Protests against the Gaza war, with its high Palestinian civilian death toll, have posed a challenge to university administrators trying to balance free speech rights with complaints that the rallies have veered into anti-Semitism and hate.
Footage of police in riot gear summoned at various colleges to break up rallies has been viewed around the world, recalling the protest movement that erupted during the Vietnam War.
Columbia University President Shafik, in a statement Monday announcing talks had broken down, said: "Many of our Jewish students, and other students as well, have found the atmosphere intolerable in recent weeks."
"Many have left campus, and that is a tragedy," she said.
"Antisemitic language and actions are unacceptable and calls for violence are simply abhorrent."
Protest organizers deny accusations of antisemitism, arguing their actions are aimed at Israel's government and its prosecution of the conflict in Gaza.
They also insist that non-student agitators have engineered some of the incidents.
With the school year wrapping up, administrators point to the need to maintain order on campus for exam studies.
"One group's rights to express their views cannot come at the expense of another group's right to speak, teach and learn," argued Shafik.
One graduate student protester, who asked to be identified only as "Z," told AFP: "It's finals week, everyone is still working on their finals.
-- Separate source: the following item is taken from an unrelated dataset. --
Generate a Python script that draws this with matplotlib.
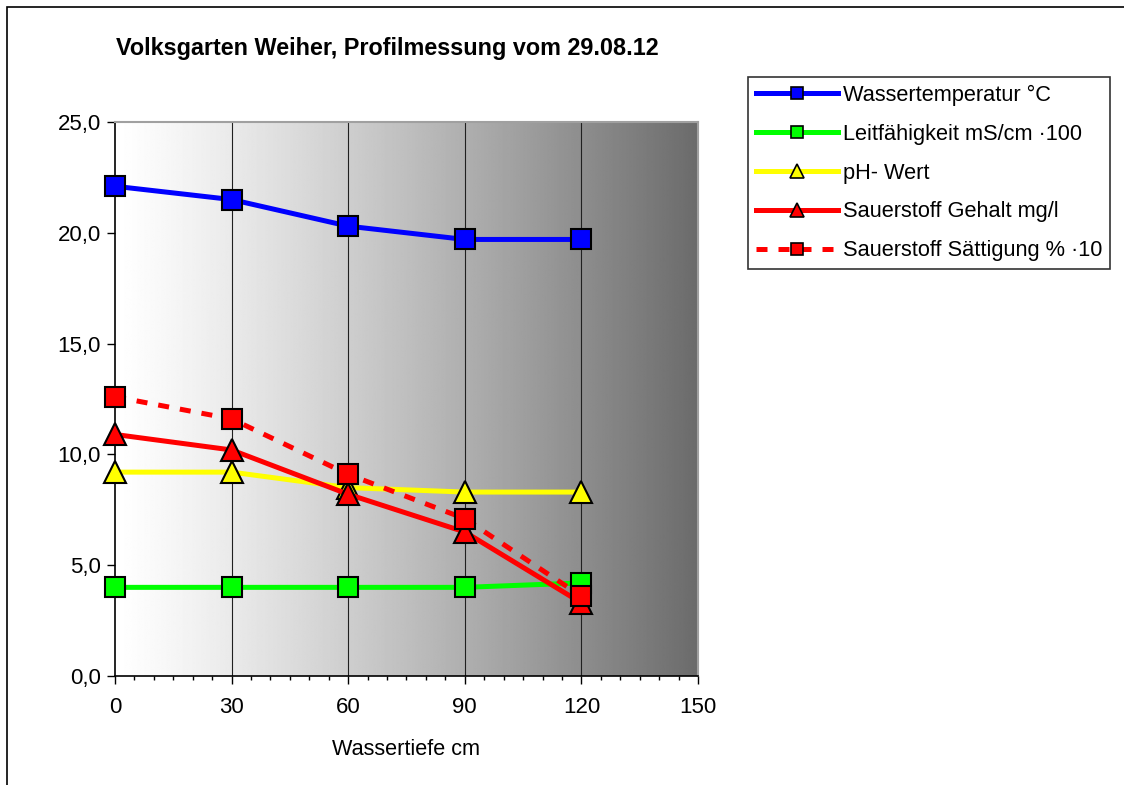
import numpy as np
import matplotlib.pyplot as plt
from matplotlib.lines import Line2D

plt.rcParams['font.family'] = ['Liberation Sans', 'DejaVu Sans']

tiefe = [0, 30, 60, 90, 120]
wassertemp = [22.1, 21.5, 20.3, 19.7, 19.7]
leitfaehigkeit = [4.0, 4.0, 4.0, 4.0, 4.2]
ph_wert = [9.2, 9.2, 8.5, 8.3, 8.3]
o2_gehalt = [10.9, 10.2, 8.2, 6.5, 3.3]
o2_saettigung = [12.6, 11.6, 9.1, 7.1, 3.6]

labels = ["Wassertemperatur °C", "Leitfähigkeit mS/cm \u00b7100", "pH- Wert",
          "Sauerstoff Gehalt mg/l", "Sauerstoff Sättigung % \u00b710"]

fig = plt.figure(figsize=(11.24, 7.85), dpi=100)
# outer border of chart
fig.patches.append(plt.Rectangle((7 / 1124, -0.1), 1.2, 1 - 7 / 785 + 0.1,
                                 transform=fig.transFigure, fill=False,
                                 edgecolor='black', linewidth=1.2))

ax = fig.add_axes([115 / 1124, 1 - 676 / 785, 583 / 1124, 554 / 785])

# grey gradient background
t = np.linspace(0, 1, 512)
g = 1 - (1 - 0.42) * t ** 1.2
ax.imshow(np.tile(g, (2, 1)), cmap='gray', vmin=0, vmax=1, aspect='auto',
          extent=[0, 150, 0, 25], zorder=0, interpolation='bilinear')

for xv in [30, 60, 90, 120]:
    ax.axvline(xv, color='#202020', linewidth=0.8, zorder=1)

ms_sq = 14
ms_tri = 16
kw = dict(linewidth=3.6, markeredgecolor='black', markeredgewidth=1.5, clip_on=False)
ax.plot(tiefe, wassertemp, color='#0000ff', marker='s', markersize=ms_sq,
        markerfacecolor='#0000ff', zorder=3, **kw)
ax.plot(tiefe, leitfaehigkeit, color='#00ff00', marker='s', markersize=ms_sq,
        markerfacecolor='#00ff00', zorder=3, **kw)
ax.plot(tiefe, ph_wert, color='#ffff00', marker='^', markersize=ms_tri,
        markerfacecolor='#ffff00', zorder=3, **kw)
ax.plot(tiefe, o2_gehalt, color='#ff0000', marker='^', markersize=ms_tri,
        markerfacecolor='#ff0000', zorder=4, **kw)
ax.plot(tiefe, o2_saettigung, color='#ff0000', linestyle=(0, (2.2, 2.2)),
        marker='s', markersize=ms_sq, markerfacecolor='#ff0000', zorder=5, **kw)

ax.set_xlim(0, 150)
ax.set_ylim(0, 25)
ax.set_xticks([0, 30, 60, 90, 120, 150])
ax.set_xticks(np.arange(0, 151, 5), minor=True)
ax.set_yticks([0, 5, 10, 15, 20, 25])
ax.set_yticklabels(["0,0", "5,0", "10,0", "15,0", "20,0", "25,0"])
ax.tick_params(axis='both', which='major', direction='out', length=6, width=1,
               labelsize=16, pad=4)
ax.tick_params(axis='x', which='minor', direction='out', length=3, width=1)
ax.tick_params(axis='x', which='major', pad=9)
for s in ['top', 'right']:
    ax.spines[s].set_color('#a0a0a0')
    ax.spines[s].set_linewidth(1.5)
for s in ['left', 'bottom']:
    ax.spines[s].set_color('black')
    ax.spines[s].set_linewidth(1.2)

ax.set_xlabel("Wassertiefe cm", fontsize=15.6, labelpad=15)
fig.text(387 / 1124, 1 - 48 / 785, "Volksgarten Weiher, Profilmessung vom 29.08.12",
         ha='center', va='center', fontsize=16.8, fontweight='bold')

handles = [
    Line2D([], [], color='#0000ff', linewidth=3.6, marker='s', markersize=9,
           markerfacecolor='#0000ff', markeredgecolor='black', markeredgewidth=1.2),
    Line2D([], [], color='#00ff00', linewidth=3.6, marker='s', markersize=9,
           markerfacecolor='#00ff00', markeredgecolor='black', markeredgewidth=1.2),
    Line2D([], [], color='#ffff00', linewidth=3.6, marker='^', markersize=10,
           markerfacecolor='#ffff00', markeredgecolor='black', markeredgewidth=1.2),
    Line2D([], [], color='#ff0000', linewidth=3.6, marker='^', markersize=10,
           markerfacecolor='#ff0000', markeredgecolor='black', markeredgewidth=1.2),
    Line2D([], [], color='#ff0000', linewidth=3.6, linestyle=(0, (2.2, 2.2)), marker='s',
           markersize=9, markerfacecolor='#ff0000', markeredgecolor='black',
           markeredgewidth=1.2),
]
leg = fig.legend(handles, labels, loc='upper left',
                 bbox_to_anchor=(748 / 1124, 1 - 77 / 785), fontsize=15.7,
                 frameon=True, fancybox=False, edgecolor='black', handlelength=3.8,
                 handletextpad=0.2, labelspacing=0.82, borderpad=0.35,
                 borderaxespad=0)
leg.get_frame().set_linewidth(1.2)

fig.savefig("out.png", dpi=100)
But at the end of the day, school is temporary."
Suspensions were also ongoing at Cornell University in Ithaca, New York, where president Martha Pollack said student protesters had been "dishonest" by saying they did not intend to form a tented encampment on campus.
Over days of negotiations, students were offered multiple opportunities to move the encampment or face sanctions.
"They declined," Pollack wrote. "Therefore, more temporary suspensions ... are forthcoming."
The Gaza war triggerred by the Oct. 7 Hamas incursion that left around 1,170 people dead, according to an AFP tally of Israeli official figures.
Israel's retaliatory offensive has killed at least 34,535 people in Gaza, mostly women and children, according to the territory's Health Ministry.